-- Begin --

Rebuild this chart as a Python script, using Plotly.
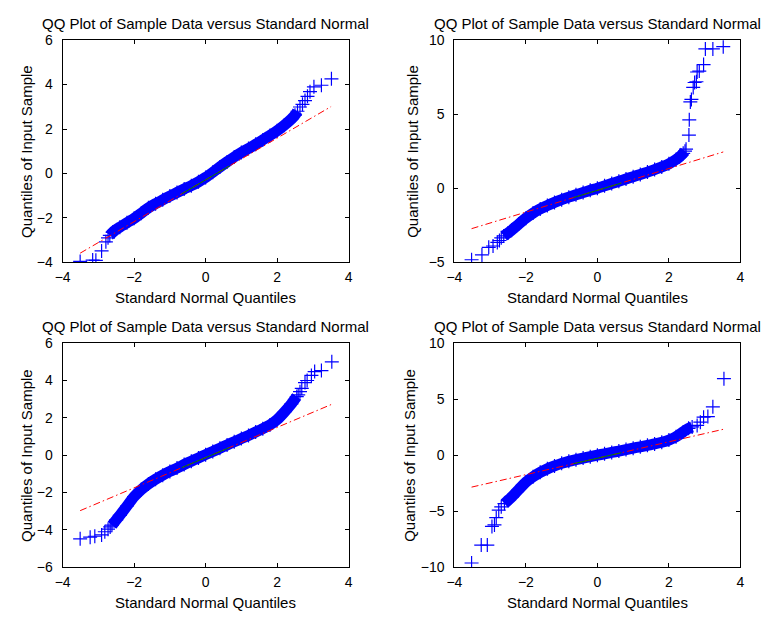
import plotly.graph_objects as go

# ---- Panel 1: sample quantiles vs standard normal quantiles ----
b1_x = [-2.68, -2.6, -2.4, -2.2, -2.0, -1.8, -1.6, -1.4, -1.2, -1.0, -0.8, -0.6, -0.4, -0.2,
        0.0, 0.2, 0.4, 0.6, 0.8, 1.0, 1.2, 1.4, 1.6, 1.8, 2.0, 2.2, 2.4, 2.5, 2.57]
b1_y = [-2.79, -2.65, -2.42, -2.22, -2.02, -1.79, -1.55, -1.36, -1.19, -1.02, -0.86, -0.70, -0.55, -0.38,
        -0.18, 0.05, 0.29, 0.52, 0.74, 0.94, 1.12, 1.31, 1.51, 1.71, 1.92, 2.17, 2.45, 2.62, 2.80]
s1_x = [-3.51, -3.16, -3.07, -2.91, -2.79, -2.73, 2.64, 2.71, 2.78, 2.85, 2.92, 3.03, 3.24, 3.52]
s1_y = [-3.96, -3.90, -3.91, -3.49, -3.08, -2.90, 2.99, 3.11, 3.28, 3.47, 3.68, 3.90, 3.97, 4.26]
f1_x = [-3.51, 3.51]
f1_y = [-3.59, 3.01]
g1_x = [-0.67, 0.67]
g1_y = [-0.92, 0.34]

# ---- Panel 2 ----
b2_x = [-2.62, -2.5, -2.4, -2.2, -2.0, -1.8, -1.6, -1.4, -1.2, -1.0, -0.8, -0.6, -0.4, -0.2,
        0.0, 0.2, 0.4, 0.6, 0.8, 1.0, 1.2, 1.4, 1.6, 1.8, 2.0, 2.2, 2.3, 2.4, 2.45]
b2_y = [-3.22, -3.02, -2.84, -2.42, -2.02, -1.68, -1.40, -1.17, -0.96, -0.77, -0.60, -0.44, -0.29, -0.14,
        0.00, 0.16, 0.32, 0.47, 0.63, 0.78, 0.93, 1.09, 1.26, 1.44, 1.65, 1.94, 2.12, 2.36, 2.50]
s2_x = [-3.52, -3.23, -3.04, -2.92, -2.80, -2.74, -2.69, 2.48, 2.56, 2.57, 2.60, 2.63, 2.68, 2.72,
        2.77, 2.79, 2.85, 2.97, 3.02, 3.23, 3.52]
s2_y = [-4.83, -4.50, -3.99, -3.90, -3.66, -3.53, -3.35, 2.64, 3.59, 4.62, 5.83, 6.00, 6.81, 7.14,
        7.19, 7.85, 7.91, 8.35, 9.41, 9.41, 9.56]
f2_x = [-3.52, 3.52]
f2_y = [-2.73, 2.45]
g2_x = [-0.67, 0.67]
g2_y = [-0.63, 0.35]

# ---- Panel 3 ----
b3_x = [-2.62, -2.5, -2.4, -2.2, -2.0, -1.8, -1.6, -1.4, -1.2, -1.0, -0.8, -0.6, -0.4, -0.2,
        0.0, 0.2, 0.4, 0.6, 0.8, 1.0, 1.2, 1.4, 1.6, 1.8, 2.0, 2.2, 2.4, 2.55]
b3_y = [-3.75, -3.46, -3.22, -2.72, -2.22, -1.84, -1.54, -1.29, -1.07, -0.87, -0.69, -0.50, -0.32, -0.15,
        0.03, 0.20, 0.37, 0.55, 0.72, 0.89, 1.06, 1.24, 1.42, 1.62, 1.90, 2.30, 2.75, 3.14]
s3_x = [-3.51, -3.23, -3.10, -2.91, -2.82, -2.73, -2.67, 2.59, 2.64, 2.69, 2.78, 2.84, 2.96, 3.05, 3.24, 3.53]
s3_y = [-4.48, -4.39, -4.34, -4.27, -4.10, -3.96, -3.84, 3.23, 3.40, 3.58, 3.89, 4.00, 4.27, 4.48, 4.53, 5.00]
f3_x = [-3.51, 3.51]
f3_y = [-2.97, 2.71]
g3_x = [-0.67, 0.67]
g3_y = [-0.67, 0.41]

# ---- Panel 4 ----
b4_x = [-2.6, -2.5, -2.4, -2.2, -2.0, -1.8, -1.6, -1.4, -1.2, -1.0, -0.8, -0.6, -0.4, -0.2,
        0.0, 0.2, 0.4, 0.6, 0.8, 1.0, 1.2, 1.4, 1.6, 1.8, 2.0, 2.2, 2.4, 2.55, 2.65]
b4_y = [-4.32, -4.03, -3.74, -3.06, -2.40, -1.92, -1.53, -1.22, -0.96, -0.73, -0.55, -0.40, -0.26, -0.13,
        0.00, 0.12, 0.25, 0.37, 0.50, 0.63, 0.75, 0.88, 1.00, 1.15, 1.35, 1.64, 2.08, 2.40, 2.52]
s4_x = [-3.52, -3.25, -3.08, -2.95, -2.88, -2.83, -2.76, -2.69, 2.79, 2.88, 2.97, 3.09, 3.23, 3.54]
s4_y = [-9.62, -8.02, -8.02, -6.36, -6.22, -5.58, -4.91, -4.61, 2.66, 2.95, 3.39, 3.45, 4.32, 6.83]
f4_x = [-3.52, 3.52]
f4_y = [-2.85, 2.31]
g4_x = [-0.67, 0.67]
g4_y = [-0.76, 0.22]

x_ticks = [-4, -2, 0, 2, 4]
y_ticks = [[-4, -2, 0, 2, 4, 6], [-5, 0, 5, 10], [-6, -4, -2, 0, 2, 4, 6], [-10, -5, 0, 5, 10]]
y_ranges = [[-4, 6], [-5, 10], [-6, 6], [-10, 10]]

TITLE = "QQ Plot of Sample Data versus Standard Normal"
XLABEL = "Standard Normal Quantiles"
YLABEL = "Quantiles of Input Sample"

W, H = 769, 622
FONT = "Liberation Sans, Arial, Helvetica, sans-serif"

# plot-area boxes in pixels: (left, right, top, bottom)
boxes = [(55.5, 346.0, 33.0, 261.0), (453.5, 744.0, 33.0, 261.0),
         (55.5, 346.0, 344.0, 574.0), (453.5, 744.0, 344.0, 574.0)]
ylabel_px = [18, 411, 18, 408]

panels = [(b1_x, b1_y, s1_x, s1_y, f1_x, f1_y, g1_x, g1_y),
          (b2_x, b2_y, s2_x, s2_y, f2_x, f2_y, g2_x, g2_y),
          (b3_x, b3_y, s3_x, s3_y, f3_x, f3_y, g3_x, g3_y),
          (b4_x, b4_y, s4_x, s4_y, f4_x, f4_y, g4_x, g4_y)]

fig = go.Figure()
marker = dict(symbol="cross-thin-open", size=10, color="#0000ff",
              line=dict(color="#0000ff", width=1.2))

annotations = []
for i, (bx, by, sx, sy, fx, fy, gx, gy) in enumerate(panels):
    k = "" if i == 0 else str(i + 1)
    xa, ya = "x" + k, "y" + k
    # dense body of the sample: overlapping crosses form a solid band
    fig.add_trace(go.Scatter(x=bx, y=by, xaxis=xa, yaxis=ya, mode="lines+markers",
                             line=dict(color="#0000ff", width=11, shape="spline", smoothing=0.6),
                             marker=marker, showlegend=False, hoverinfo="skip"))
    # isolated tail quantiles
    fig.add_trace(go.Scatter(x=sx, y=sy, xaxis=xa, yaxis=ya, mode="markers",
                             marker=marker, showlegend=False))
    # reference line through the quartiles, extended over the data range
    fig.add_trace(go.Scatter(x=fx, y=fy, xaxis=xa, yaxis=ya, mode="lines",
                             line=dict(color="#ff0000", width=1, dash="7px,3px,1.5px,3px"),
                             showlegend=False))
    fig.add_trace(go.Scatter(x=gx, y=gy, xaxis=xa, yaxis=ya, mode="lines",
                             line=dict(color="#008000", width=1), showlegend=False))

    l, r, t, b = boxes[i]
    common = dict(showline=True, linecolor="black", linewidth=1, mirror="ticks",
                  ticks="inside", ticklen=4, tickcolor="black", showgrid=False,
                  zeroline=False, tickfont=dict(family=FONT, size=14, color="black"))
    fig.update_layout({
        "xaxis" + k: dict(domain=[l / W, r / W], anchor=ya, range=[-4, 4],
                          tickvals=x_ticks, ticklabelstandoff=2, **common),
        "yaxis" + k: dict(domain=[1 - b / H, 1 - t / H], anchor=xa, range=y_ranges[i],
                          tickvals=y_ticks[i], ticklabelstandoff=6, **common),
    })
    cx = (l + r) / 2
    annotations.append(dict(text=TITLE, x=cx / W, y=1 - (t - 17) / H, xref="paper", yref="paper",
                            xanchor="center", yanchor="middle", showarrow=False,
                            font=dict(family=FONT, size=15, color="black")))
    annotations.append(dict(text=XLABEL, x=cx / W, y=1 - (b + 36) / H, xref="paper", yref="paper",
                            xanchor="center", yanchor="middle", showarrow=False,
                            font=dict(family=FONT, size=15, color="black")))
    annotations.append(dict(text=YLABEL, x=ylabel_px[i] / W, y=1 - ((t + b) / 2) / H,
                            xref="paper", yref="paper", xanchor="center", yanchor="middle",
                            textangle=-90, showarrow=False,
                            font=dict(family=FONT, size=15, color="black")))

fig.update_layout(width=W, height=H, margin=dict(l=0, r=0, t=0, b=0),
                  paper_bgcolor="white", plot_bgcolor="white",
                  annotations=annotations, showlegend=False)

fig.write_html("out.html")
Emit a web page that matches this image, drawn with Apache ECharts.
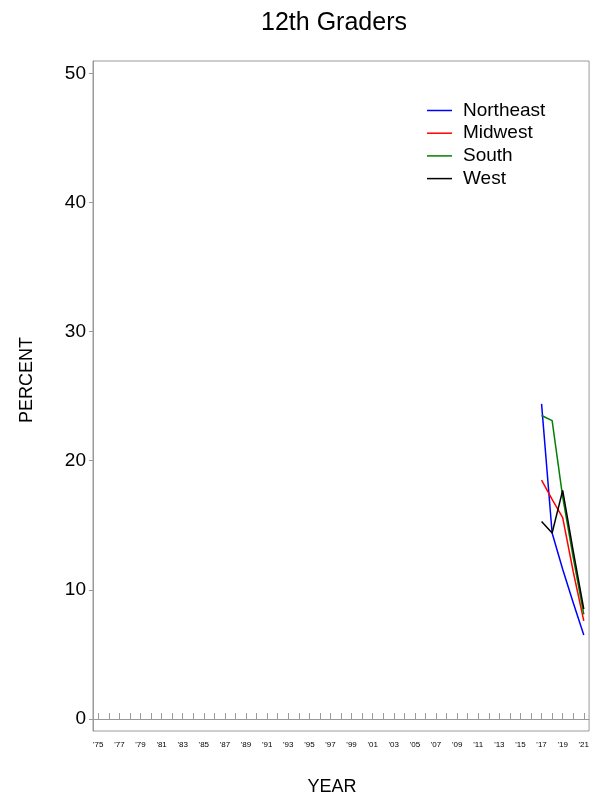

-- End --

- Do this
Please reproduce, word for word, every line from the first line of the records above through the line containing "import plotly.graph_objects as go", and leave out the pictures.

- Written response
Rebuild this chart as a Python script, using Plotly.
import plotly.graph_objects as go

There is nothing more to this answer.